→ What needs to be done
Repeat exactly the lines from the start of the material below up to and including the "var distanceRed = [5, 10, 15, 20];" line.

"""

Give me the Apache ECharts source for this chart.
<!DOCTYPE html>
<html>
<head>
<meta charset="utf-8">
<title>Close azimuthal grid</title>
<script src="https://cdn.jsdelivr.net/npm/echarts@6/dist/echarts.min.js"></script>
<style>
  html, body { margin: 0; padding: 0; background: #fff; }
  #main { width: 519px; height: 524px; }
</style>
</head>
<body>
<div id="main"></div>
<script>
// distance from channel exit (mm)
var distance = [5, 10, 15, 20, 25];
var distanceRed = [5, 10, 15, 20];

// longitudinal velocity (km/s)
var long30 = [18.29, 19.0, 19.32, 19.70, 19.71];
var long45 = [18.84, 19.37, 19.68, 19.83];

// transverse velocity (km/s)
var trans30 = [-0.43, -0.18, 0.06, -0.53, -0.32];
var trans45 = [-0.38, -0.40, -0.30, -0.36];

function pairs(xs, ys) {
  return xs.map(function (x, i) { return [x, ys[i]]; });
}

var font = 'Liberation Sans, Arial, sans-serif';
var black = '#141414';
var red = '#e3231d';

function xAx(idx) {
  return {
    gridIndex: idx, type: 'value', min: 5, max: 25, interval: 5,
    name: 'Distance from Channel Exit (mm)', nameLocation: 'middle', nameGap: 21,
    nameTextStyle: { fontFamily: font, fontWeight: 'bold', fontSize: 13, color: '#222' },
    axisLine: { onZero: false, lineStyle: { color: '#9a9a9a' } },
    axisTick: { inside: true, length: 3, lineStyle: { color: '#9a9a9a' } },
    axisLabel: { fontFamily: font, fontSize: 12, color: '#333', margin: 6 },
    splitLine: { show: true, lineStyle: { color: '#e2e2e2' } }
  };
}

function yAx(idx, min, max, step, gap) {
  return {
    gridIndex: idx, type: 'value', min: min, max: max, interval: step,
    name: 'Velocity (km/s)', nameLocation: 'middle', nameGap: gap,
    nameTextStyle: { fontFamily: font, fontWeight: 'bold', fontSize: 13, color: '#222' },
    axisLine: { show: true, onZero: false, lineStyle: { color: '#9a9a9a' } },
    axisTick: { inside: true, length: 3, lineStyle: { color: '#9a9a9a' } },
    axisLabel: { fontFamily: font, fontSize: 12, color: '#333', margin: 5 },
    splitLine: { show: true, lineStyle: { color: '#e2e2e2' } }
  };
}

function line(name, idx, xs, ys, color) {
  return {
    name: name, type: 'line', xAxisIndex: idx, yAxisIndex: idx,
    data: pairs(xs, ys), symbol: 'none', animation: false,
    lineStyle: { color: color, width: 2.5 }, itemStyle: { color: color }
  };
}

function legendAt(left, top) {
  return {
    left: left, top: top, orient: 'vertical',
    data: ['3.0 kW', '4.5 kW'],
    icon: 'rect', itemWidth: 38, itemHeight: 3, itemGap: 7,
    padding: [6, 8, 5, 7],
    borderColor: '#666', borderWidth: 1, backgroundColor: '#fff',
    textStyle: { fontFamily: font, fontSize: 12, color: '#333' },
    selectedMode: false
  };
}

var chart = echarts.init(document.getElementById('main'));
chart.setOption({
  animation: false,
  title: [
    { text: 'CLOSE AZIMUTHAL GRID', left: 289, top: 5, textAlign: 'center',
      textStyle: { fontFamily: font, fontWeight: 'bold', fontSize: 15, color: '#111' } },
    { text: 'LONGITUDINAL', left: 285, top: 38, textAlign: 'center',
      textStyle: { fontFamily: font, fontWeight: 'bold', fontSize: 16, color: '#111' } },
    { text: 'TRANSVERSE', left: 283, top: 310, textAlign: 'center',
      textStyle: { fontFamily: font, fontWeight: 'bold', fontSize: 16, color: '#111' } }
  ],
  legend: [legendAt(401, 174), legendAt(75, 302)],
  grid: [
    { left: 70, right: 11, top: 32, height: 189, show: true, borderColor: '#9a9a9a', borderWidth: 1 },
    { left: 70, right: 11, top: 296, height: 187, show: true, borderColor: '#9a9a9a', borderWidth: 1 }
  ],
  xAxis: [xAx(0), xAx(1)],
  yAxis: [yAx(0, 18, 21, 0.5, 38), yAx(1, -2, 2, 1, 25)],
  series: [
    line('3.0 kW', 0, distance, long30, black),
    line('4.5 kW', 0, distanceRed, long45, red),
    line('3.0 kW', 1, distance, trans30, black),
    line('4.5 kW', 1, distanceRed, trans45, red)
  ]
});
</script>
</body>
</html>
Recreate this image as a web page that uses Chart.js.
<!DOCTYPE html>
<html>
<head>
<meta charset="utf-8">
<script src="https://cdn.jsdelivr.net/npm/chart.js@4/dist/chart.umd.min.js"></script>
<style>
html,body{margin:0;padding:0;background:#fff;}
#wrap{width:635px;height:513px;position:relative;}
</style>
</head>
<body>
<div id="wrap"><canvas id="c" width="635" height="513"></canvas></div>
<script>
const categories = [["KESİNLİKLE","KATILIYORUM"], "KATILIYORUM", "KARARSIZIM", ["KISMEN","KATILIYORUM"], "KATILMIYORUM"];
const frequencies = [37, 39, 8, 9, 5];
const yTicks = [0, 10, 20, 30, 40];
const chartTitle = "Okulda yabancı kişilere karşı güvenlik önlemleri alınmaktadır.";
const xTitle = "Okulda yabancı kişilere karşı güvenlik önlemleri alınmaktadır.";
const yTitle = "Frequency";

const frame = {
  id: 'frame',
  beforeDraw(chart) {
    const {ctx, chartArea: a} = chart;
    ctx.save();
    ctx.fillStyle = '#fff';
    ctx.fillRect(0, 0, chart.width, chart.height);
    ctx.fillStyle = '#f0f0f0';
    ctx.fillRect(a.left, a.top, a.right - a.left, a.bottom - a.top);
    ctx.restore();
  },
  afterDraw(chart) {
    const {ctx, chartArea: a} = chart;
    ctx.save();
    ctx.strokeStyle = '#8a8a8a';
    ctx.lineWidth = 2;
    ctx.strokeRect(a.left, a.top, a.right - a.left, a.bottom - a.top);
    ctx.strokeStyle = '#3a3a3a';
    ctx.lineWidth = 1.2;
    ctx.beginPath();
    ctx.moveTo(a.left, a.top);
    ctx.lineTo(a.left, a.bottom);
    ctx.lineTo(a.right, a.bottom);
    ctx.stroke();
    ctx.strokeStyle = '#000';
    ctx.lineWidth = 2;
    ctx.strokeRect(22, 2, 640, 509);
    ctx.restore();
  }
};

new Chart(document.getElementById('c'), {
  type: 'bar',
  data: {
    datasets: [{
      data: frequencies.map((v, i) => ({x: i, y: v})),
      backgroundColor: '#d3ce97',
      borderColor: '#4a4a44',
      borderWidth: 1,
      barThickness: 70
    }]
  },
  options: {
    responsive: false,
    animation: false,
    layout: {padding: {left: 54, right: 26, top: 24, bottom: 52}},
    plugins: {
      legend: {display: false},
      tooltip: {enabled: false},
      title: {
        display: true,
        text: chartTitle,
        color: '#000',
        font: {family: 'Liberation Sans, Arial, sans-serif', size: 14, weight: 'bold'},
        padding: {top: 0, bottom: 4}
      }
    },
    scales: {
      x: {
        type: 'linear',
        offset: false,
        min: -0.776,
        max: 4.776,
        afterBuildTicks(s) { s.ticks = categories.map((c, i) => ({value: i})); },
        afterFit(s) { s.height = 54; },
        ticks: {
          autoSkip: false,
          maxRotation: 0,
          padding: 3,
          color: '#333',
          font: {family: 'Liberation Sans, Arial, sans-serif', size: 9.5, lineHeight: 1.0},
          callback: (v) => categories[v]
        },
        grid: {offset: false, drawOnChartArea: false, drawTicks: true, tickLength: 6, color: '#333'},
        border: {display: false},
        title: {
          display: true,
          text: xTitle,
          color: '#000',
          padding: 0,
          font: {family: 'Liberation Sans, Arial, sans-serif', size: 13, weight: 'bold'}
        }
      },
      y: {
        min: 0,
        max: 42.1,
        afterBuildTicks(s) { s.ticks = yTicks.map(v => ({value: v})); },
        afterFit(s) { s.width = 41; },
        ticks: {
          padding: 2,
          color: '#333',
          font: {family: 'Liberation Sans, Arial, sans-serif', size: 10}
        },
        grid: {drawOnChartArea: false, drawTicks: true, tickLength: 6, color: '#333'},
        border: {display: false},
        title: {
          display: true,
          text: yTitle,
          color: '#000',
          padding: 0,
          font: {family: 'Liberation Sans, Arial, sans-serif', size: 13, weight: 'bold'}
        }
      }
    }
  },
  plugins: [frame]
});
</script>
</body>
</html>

"""

→ Task response
Give me the Apache ECharts source for this chart.
<!DOCTYPE html>
<html>
<head>
<meta charset="utf-8">
<title>Close azimuthal grid</title>
<script src="https://cdn.jsdelivr.net/npm/echarts@6/dist/echarts.min.js"></script>
<style>
  html, body { margin: 0; padding: 0; background: #fff; }
  #main { width: 519px; height: 524px; }
</style>
</head>
<body>
<div id="main"></div>
<script>
// distance from channel exit (mm)
var distance = [5, 10, 15, 20, 25];
var distanceRed = [5, 10, 15, 20];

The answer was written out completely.